I found Daniel Kleppner’s Reference Frame concerning the Hanbury Brown and Twiss (HBT) effect and its applications very interesting. In particular, Kleppner mentions recent beautiful experiments using the HBT effect to explore the physics of quantum gases. The applications have been even more important than it would appear from Kleppner’s piece, if one considers the role that time-dependent intensity correlations of scattered light have played in dynamical studies of critical phenomena and, more generally, of phase transitions in fluids, liquid crystals, and soft matter. Early contributions to such studies came from George Benedek (an MIT colleague of Kleppner’s) in the 1960s. Herman Cummins, working in those days at the Johns Hopkins University, also made relevant contributions. In the past 40 years, thousands of papers have described the applications of intensity-correlation spectroscopy not only to statistical physics but also to physical chemistry and biology.

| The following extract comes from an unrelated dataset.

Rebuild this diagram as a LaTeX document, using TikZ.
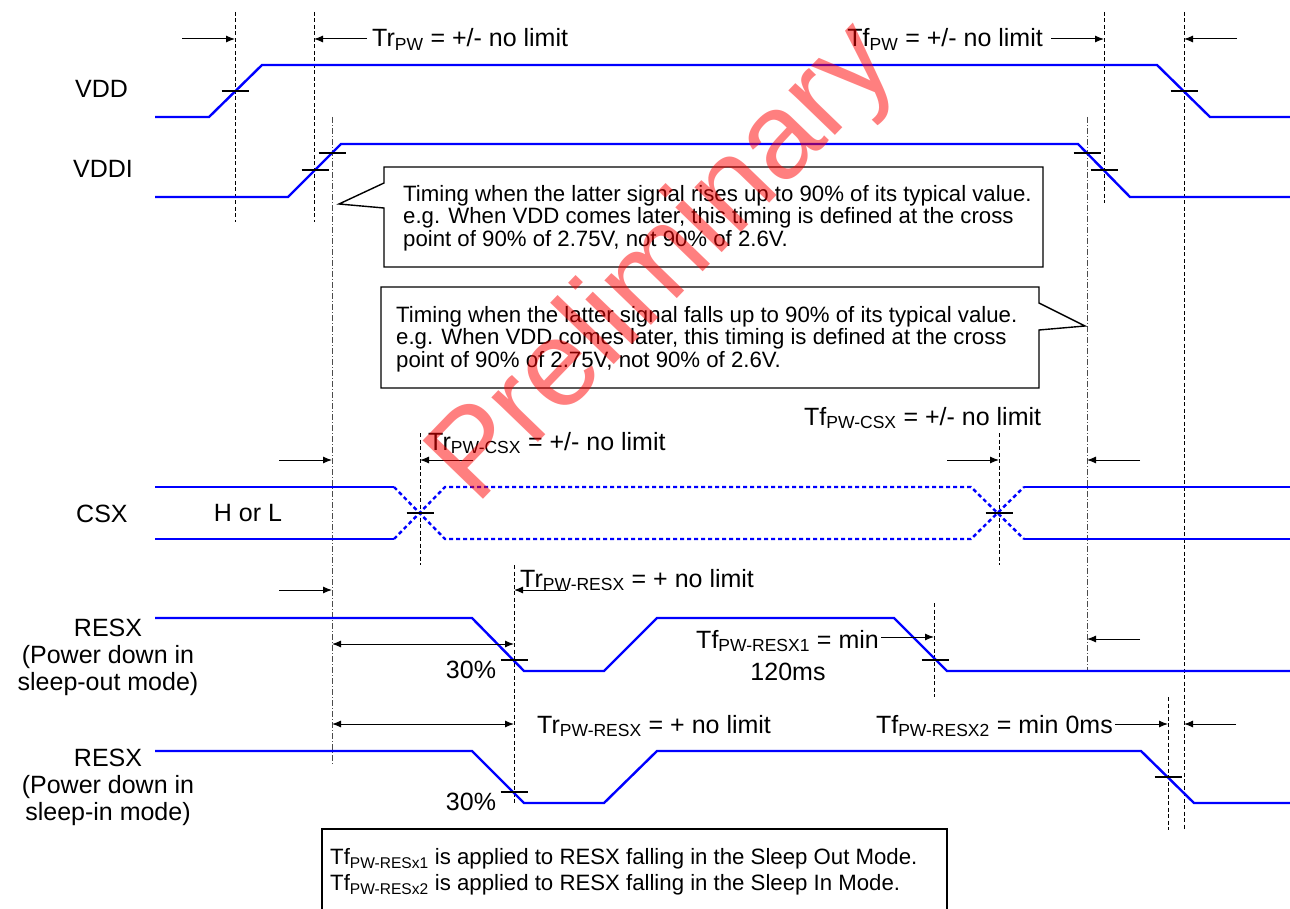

Concerning spatial intensity correlations, I agree with Kleppner that until a few years ago no important applications had appeared, mainly because they simply reflect, in the far field, the geometric properties of the volume from which the light is collected. However, in addition to what Kleppner describes, recent work by Marzio Giglio and coworkers (University of Milan) on near-field scattering from colloidal particles1 promises exciting new developments.
Reference
- 1. See, for instance, M. Giglio, M. Carpineti, A. Vailati, Phys. Rev. Lett. 85, 1416 (2000) [MEDLINE].
Kleppner replies: I thank Donald Morton for calling to my attention the measurements of a number of hot stars in the 1970s. My comment that the Hanbury Brown and Twiss (HBT) effect was never “particularly important” for astronomy reflected Hanbury Brown’s own assessment of his accomplishment. I believe that my comment is defensible if the impact of intensity interferometry on astronomy is compared with, for instance, the impact of very long baseline interferometry. Vittorio Degiorgio quite correctly points out that intensity correlations have long been a tool for studying critical phenomena. The early controversy about the HBT effect centered on two-particle correlations, however, and not on intensity correlations. The goal of my essay was to point out the interesting manifestations of two-particle correlations in atomic fluids.